How to think about sustainability

Okay. Now you’re here and thank you for clicking. Over the next 4 (just four!) or so of your precious minutes, I’m going to try to shift your fundamental understanding of what sustainability really looks like. There’ll hopefully be something in here for everyone.

The inspiration for this blog comes from the many protests, talks, webinars, seminars and sustainability consulting hours where I’ve had sustainability explained to me. The ideas in this blog are actually very simple, but it’s something that I (and hopefully future you) use every time I think about sustainability.

We, as people with human minds, have no other choice than to split the world around us into distinct categories in order to understand it.

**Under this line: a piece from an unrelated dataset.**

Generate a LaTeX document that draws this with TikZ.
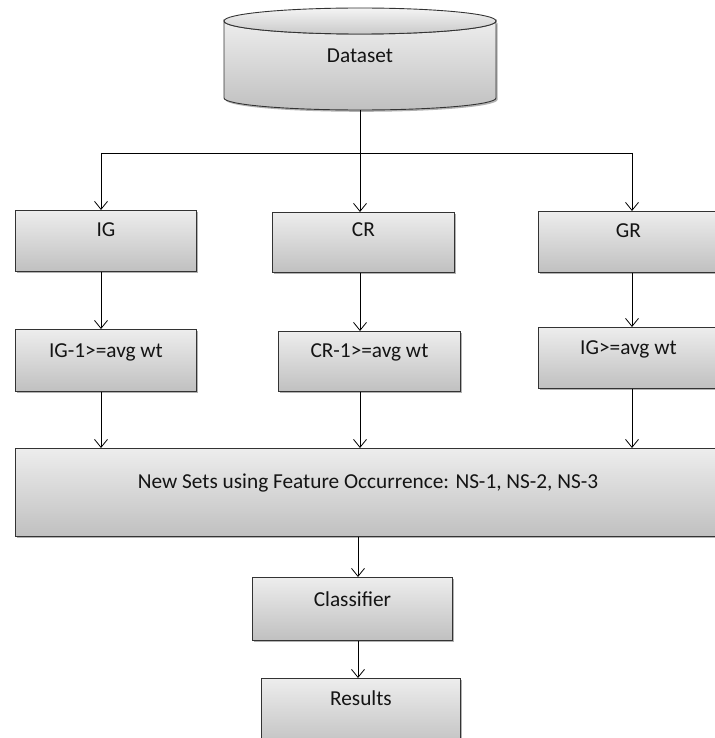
\documentclass[tikz,border=0pt]{standalone}
\usepackage{fontspec}
\setmainfont{Carlito}
\usetikzlibrary{arrows.meta,shadows}
\definecolor{boxtop}{HTML}{EDEDED}
\definecolor{boxbot}{HTML}{C0C0C0}
\definecolor{edge}{HTML}{333333}
\definecolor{txt}{HTML}{141414}
\begin{document}
\begin{tikzpicture}[x=1pt,y=-1pt,
  box/.style={draw=edge, line width=0.9pt, top color=boxtop, bottom color=boxbot,
    inner sep=0pt, anchor=north west, text=txt, font=\fontsize{21.3}{25}\selectfont,
    drop shadow={shadow xshift=1.5pt, shadow yshift=-1.8pt, opacity=0.3, fill=black}},
  arr/.style={-{Straight Barb[length=8pt,width=13pt]}, line width=0.8pt, draw=black},
  conn/.style={line width=0.8pt, draw=black}]
\useasboundingbox (0,0) rectangle (714,738);
% cylinder
\path[draw=edge, line width=0.9pt, top color=boxtop, bottom color=boxbot,
  drop shadow={shadow xshift=1.5pt, shadow yshift=-1.8pt, opacity=0.3, fill=black}]
  (224,21) -- (224,98) arc[start angle=180, end angle=0, x radius=136, y radius=12]
  -- (496,21) arc[start angle=0, end angle=180, x radius=136, y radius=13] -- cycle;
\path[draw=edge, line width=0.9pt, top color=boxtop!60!white, bottom color=boxtop!85!black]
  (360,21) ellipse[x radius=136, y radius=13];
\node[text=txt, font=\fontsize{21.3}{25}\selectfont, anchor=base] (ds) at (360,63) {Dataset};
\coordinate (dsb) at (360,110);
\coordinate (j) at (360,153);
\coordinate (jl) at (101,153);
\coordinate (jr) at (632,153);
% first row
\node[box, minimum width=181pt, text height=26pt, text depth=35pt] (ig) at (15,210) {IG};
\node[box, minimum width=182pt, text height=24pt, text depth=36pt] (cr) at (272,212) {CR};
\node[box, minimum width=180pt, text height=26pt, text depth=35pt] (gr) at (538,211) {GR};
% second row
\node[box, minimum width=181pt, text height=28pt, text depth=34pt] (igw) at (15,329) {IG-1>=avg wt};
\node[box, minimum width=182pt, text height=26pt, text depth=34pt] (crw) at (278,331) {CR-1>=avg wt};
\node[box, minimum width=180pt, text height=27pt, text depth=34pt] (grw) at (538,327) {IG>=avg wt};
% big box
\node[box, minimum width=705pt, text height=40pt, text depth=48pt] (ns) at (15,448) {New Sets using Feature Occurrence: NS-1, NS-2, NS-3};
\node[box, minimum width=200pt, text height=29pt, text depth=34pt] (cl) at (252,577) {Classifier};
\node[box, minimum width=199pt, text height=27pt, text depth=43pt] (res) at (261,678) {Results};
% connectors
\draw[conn] (dsb) -- (j);
\draw[conn] (jl) -- (jr);
\draw[arr] (jl) -- (jl |- ig.north);
\draw[arr] (j) -- (j |- cr.north);
\draw[arr] (jr) -- (jr |- gr.north);
\draw[arr] (jl |- ig.south) -- (jl |- igw.north);
\draw[arr] (j |- cr.south) -- (j |- crw.north);
\draw[arr] (jr |- gr.south) -- (jr |- grw.north);
\draw[arr] (jl |- igw.south) -- (jl |- ns.north);
\draw[arr] (j |- crw.south) -- (j |- ns.north);
\draw[arr] (jr |- grw.south) -- (jr |- ns.north);
\coordinate (mc) at (358,0);
\draw[arr] (mc |- ns.south) -- (mc |- cl.north);
\draw[arr] (mc |- cl.south) -- (mc |- res.north);
\end{tikzpicture}
\end{document}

Some of the first works of scientific inquiry we do at school is dissecting a frog – splitting it into its component parts in order to understand it better. It works insofar as it allows us to understand better what ‘frog-ness’ means.

The exact same is true for how we begin to look at sustainability. We split it into the TLAs (three-letter acronyms): ESG (environmental, social, governance), CSR (corporate, social, governance), PPP (people, planet, profit) that make up the jargon of just about any sector. We’re going to focus on the common split of sustainability into environmental, social and economic categories and how they are often viewed wrong, and how a shift in how you look at them can help you think about sustainability.

If we look at the Google Image results for “social environmental and economic sustainability” we can see the age-old Venn diagram of three, equally sized, spheres which signals to us that these are equally weighted, slightly intersecting components of sustainability.

This gets a big fat NO from me and anyone who’s looked at sustainability at depth because it doesn’t get close to the reality of how these three ‘pillars’ of sustainability interact.

Here’s three reasons why the visualisations above are wrong:

  • It shows that the economy, the society and the natural environment are of equal size and importance for sustainability
  • It shows that the spheres only somewhat interconnect (and in the bottom-middle case in the figure above, don’t intersect at all).
  • The large part of each of these systems exist in isolation from each other which is inextricably wrong. This also makes it look like these spheres can exist without each other.

Now to a better framing of these three spheres. Below we have a visualisation that better fits the reality of the world that we live in.

Here’s three reasons why the visualisation above is better:

  • The economy, society and nature are not equal and never will be. We cannot see clearly from our limited human perspective – we wake up in concrete boxes, get in our metal boxes to sit in another concrete box for 8 hours, get back in our metal boxes to our personal concrete boxes in order to rest and occasionally get in a longer metal box that flies to enjoy ourselves. When we look at it from this perspective of course we’re going to be prone to mistakes when it comes to recognising the true proportion of things. We’re the centre of our worlds but not the centre of the world.
  • The economy, society and nature don’t just interconnect, but are subsets of each other and are interdependent. The economy exists only within (and never outside) the society that made it up, human society exists only with nature and not outside it and nature can exist on its own without the others. As much as we like to think that we are gods, we are merely a subset of a wider nature, a little circle next to penguins, ants and mushrooms’ with no more authority in nature’s order of things.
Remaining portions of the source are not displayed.